▶ Brief
Write out the material exactly, with the pictures left out.

▶ Provided data

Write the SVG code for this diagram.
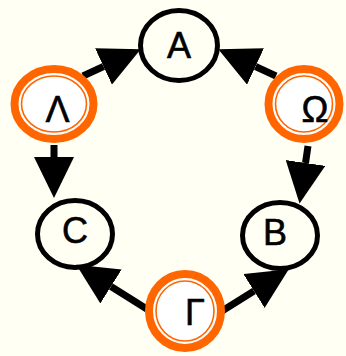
<svg xmlns="http://www.w3.org/2000/svg" width="346" height="356" viewBox="0 0 346 356">
<style>
.bg{fill:#fffff4}
.plain{fill:none;stroke:#000;stroke-width:5}
.outer{fill:#fff;stroke:#ff6600;stroke-width:8}
.inner{fill:none;stroke:#ff6600;stroke-width:1.6}
.lbl{font-family:"Liberation Sans",Arial,sans-serif;font-size:36px;fill:#000;stroke:#000;stroke-width:0.6;text-anchor:middle}
.edge{fill:none;stroke:#000;stroke-width:7;marker-end:url(#ah)}
</style>
<defs>
<marker id="ah" markerUnits="userSpaceOnUse" viewBox="0 0 41 40" refX="0" refY="20" markerWidth="41" markerHeight="40" orient="auto">
<path d="M0,0 L41,20 L0,40 Z" fill="#000"/>
</marker>
</defs>
<rect class="bg" x="0" y="0" width="346" height="356"/>
<g id="edges">
<path class="edge" d="M83,76 L103.5,66.5"/>
<path class="edge" d="M276,76 L255.5,66.5"/>
<path class="edge" d="M54,145 L54,157"/>
<path class="edge" d="M308,146 L305.5,163"/>
<path class="edge" d="M150,311 L111,286.5"/>
<path class="edge" d="M222,311 L254,291"/>
</g>
<g id="A">
<ellipse class="plain" cx="179" cy="45.5" rx="38.5" ry="35"/>
<text class="lbl" x="179" y="58">A</text>
</g>
<g id="Lambda">
<ellipse class="outer" cx="54" cy="104" rx="39.5" ry="35"/>
<ellipse class="inner" cx="54" cy="104" rx="32.5" ry="28"/>
<text class="lbl" x="57.5" y="122">Λ</text>
</g>
<g id="Omega">
<ellipse class="outer" cx="304" cy="104" rx="35.5" ry="35"/>
<ellipse class="inner" cx="304" cy="104" rx="28.5" ry="28"/>
<text class="lbl" x="315" y="122">Ω</text>
</g>
<g id="C">
<ellipse class="plain" cx="75" cy="234" rx="37.5" ry="33.5"/>
<text class="lbl" x="75" y="243">C</text>
</g>
<g id="B">
<ellipse class="plain" cx="280" cy="235.5" rx="37.5" ry="33"/>
<text class="lbl" x="275" y="245">B</text>
</g>
<g id="Gamma">
<ellipse class="outer" cx="185" cy="311" rx="36" ry="37"/>
<ellipse class="inner" cx="185" cy="311" rx="29" ry="30"/>
<text class="lbl" x="195" y="325">Γ</text>
</g>
</svg>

▶ The output
Write the SVG code for this diagram.
<svg xmlns="http://www.w3.org/2000/svg" width="346" height="356" viewBox="0 0 346 356">
<style>
.bg{fill:#fffff4}
.plain{fill:none;stroke:#000;stroke-width:5}
.outer{fill:#fff;stroke:#ff6600;stroke-width:8}
.inner{fill:none;stroke:#ff6600;stroke-width:1.6}
.lbl{font-family:"Liberation Sans",Arial,sans-serif;font-size:36px;fill:#000;stroke:#000;stroke-width:0.6;text-anchor:middle}
.edge{fill:none;stroke:#000;stroke-width:7;marker-end:url(#ah)}
</style>
<defs>
<marker id="ah" markerUnits="userSpaceOnUse" viewBox="0 0 41 40" refX="0" refY="20" markerWidth="41" markerHeight="40" orient="auto">
<path d="M0,0 L41,20 L0,40 Z" fill="#000"/>
</marker>
</defs>
<rect class="bg" x="0" y="0" width="346" height="356"/>
<g id="edges">
<path class="edge" d="M83,76 L103.5,66.5"/>
<path class="edge" d="M276,76 L255.5,66.5"/>
<path class="edge" d="M54,145 L54,157"/>
<path class="edge" d="M308,146 L305.5,163"/>
<path class="edge" d="M150,311 L111,286.5"/>
<path class="edge" d="M222,311 L254,291"/>
</g>
<g id="A">
<ellipse class="plain" cx="179" cy="45.5" rx="38.5" ry="35"/>
<text class="lbl" x="179" y="58">A</text>
</g>
<g id="Lambda">
<ellipse class="outer" cx="54" cy="104" rx="39.5" ry="35"/>
<ellipse class="inner" cx="54" cy="104" rx="32.5" ry="28"/>
<text class="lbl" x="57.5" y="122">Λ</text>
</g>
<g id="Omega">
<ellipse class="outer" cx="304" cy="104" rx="35.5" ry="35"/>
<ellipse class="inner" cx="304" cy="104" rx="28.5" ry="28"/>
<text class="lbl" x="315" y="122">Ω</text>
</g>
<g id="C">
<ellipse class="plain" cx="75" cy="234" rx="37.5" ry="33.5"/>
<text class="lbl" x="75" y="243">C</text>
</g>
<g id="B">
<ellipse class="plain" cx="280" cy="235.5" rx="37.5" ry="33"/>
<text class="lbl" x="275" y="245">B</text>
</g>
<g id="Gamma">
<ellipse class="outer" cx="185" cy="311" rx="36" ry="37"/>
<ellipse class="inner" cx="185" cy="311" rx="29" ry="30"/>
<text class="lbl" x="195" y="325">Γ</text>
</g>
</svg>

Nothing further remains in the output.